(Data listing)
--

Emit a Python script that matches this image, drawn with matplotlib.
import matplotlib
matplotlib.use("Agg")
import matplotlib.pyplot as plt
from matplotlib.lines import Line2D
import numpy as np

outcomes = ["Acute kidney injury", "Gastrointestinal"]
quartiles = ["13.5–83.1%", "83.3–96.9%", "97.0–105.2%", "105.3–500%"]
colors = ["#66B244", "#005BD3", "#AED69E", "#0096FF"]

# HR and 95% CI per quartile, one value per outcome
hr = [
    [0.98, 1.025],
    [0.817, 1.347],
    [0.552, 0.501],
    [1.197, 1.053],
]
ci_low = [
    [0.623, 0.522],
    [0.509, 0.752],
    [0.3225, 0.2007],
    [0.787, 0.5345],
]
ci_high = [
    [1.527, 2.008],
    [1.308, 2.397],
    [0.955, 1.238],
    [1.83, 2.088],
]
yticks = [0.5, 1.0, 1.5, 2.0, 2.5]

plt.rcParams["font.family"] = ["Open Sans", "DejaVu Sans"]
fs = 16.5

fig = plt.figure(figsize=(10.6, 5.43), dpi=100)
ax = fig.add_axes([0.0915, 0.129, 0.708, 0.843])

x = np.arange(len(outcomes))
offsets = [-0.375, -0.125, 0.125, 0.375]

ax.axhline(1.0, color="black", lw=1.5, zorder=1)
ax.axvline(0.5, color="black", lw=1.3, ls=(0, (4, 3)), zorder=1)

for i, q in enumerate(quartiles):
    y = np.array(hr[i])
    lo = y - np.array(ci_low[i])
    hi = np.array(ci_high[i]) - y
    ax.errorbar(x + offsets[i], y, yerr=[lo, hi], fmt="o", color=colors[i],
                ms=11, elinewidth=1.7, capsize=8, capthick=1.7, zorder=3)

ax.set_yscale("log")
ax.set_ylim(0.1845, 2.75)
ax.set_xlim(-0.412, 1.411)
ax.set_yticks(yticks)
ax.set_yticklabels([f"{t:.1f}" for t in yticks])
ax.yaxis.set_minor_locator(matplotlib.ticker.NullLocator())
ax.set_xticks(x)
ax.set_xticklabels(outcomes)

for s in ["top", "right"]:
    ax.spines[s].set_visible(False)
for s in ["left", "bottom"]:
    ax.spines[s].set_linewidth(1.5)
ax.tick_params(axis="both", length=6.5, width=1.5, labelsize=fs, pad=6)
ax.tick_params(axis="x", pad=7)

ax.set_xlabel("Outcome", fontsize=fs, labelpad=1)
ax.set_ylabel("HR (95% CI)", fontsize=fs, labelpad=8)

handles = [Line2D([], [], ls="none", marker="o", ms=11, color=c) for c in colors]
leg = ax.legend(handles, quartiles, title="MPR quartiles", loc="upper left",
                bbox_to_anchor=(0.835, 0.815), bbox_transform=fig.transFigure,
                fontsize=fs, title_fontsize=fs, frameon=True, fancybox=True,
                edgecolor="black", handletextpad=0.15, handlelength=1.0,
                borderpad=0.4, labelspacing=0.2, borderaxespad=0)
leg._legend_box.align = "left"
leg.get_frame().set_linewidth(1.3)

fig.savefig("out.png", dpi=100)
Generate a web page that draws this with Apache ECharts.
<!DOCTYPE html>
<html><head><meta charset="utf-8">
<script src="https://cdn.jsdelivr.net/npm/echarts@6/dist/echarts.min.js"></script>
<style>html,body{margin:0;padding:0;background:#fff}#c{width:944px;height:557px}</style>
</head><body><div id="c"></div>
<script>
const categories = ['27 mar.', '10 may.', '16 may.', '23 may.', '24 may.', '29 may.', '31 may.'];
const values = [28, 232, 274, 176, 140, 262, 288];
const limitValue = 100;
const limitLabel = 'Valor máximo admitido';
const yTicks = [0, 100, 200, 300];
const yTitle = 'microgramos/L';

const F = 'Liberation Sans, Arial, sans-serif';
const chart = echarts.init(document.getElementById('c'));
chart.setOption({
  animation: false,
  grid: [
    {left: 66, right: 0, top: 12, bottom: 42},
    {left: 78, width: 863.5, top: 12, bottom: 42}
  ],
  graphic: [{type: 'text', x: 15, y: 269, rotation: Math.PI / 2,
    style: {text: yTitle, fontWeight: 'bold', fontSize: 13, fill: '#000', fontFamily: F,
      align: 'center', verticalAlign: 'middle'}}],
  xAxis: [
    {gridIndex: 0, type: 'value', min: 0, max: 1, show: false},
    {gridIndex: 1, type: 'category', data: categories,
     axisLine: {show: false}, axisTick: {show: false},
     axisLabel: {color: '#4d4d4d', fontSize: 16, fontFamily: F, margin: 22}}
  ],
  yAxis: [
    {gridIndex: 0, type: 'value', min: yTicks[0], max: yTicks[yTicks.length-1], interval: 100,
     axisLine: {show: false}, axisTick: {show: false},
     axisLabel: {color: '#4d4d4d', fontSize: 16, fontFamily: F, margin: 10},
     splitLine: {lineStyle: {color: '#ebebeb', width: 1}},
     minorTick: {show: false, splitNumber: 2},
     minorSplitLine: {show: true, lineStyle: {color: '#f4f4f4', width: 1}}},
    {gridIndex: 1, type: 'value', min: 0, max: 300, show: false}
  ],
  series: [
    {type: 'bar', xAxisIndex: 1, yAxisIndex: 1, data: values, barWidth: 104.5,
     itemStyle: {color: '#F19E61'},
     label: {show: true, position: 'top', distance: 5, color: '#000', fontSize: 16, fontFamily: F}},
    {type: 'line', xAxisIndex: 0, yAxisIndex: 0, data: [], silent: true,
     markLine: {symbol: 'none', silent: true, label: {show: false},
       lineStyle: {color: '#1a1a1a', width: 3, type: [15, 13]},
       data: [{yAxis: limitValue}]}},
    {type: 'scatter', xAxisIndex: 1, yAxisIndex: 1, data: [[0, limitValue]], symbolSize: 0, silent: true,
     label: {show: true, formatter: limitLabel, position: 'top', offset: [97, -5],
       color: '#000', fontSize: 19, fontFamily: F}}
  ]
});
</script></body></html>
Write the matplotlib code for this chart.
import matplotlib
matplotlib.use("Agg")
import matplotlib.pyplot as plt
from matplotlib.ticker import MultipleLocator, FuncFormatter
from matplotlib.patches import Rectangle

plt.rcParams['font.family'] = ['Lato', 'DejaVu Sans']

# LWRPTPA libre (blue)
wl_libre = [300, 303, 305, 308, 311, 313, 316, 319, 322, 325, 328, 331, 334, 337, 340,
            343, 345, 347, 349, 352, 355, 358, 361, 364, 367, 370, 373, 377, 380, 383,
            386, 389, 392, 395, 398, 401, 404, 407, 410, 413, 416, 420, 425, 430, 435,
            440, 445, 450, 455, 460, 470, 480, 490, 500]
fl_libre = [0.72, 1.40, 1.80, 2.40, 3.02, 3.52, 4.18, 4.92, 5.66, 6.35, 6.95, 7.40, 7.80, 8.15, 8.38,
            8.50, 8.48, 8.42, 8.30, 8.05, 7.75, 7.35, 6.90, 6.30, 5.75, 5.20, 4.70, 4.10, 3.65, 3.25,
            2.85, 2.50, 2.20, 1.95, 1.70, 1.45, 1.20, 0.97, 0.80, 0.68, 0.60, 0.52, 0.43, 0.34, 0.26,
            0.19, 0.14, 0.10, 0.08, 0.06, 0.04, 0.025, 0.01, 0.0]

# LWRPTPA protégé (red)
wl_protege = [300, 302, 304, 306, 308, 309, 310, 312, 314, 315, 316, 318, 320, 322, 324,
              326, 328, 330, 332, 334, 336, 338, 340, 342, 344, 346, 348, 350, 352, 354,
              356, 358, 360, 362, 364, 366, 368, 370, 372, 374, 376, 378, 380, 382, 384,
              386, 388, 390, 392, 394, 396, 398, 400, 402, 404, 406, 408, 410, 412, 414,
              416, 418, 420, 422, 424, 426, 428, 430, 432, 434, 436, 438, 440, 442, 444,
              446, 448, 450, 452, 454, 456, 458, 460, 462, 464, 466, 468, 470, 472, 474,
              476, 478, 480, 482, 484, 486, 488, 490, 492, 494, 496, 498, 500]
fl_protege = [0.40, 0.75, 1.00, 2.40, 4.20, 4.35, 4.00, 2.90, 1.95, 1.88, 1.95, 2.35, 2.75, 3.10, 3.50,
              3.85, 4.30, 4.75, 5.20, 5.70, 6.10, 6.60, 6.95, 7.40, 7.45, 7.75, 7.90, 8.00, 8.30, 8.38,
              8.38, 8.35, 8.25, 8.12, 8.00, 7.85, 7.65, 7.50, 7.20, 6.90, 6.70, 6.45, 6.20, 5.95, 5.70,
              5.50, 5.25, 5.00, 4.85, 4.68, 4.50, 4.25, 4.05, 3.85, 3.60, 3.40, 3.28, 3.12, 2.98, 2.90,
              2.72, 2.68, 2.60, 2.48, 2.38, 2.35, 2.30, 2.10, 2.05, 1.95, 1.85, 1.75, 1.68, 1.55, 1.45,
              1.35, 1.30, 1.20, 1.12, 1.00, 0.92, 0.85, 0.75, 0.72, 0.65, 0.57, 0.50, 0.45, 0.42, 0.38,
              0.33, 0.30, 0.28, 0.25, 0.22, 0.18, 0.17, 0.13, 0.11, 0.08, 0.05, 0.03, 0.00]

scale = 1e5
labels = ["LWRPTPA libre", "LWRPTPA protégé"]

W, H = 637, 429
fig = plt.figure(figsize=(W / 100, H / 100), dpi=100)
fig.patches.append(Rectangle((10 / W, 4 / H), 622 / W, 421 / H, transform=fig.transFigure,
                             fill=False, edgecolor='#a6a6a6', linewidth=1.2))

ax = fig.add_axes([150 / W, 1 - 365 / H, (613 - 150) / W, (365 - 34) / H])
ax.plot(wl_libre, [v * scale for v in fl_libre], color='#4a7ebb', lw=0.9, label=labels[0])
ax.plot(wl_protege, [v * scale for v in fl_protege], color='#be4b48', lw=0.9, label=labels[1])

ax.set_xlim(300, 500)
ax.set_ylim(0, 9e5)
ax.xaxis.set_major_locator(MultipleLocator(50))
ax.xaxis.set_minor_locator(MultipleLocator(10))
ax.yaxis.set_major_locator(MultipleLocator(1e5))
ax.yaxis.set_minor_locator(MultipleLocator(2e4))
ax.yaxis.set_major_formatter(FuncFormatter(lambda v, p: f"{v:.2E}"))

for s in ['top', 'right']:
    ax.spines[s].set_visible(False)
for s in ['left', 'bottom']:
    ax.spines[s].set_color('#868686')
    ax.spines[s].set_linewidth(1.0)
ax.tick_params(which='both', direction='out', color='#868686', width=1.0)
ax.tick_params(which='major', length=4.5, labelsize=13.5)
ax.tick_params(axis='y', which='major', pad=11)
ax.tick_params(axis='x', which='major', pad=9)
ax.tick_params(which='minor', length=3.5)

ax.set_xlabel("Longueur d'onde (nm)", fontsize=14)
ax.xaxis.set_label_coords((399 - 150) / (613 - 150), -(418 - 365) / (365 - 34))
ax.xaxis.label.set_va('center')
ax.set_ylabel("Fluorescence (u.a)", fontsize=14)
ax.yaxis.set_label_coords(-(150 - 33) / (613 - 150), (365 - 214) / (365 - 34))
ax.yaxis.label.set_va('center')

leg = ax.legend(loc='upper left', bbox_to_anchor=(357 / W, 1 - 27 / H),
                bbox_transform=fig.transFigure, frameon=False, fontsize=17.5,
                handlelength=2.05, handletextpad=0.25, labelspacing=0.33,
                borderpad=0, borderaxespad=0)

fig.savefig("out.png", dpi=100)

--

## What is being asked
Answer with a single number: the count of lines holding the word "that".

## Finished task
2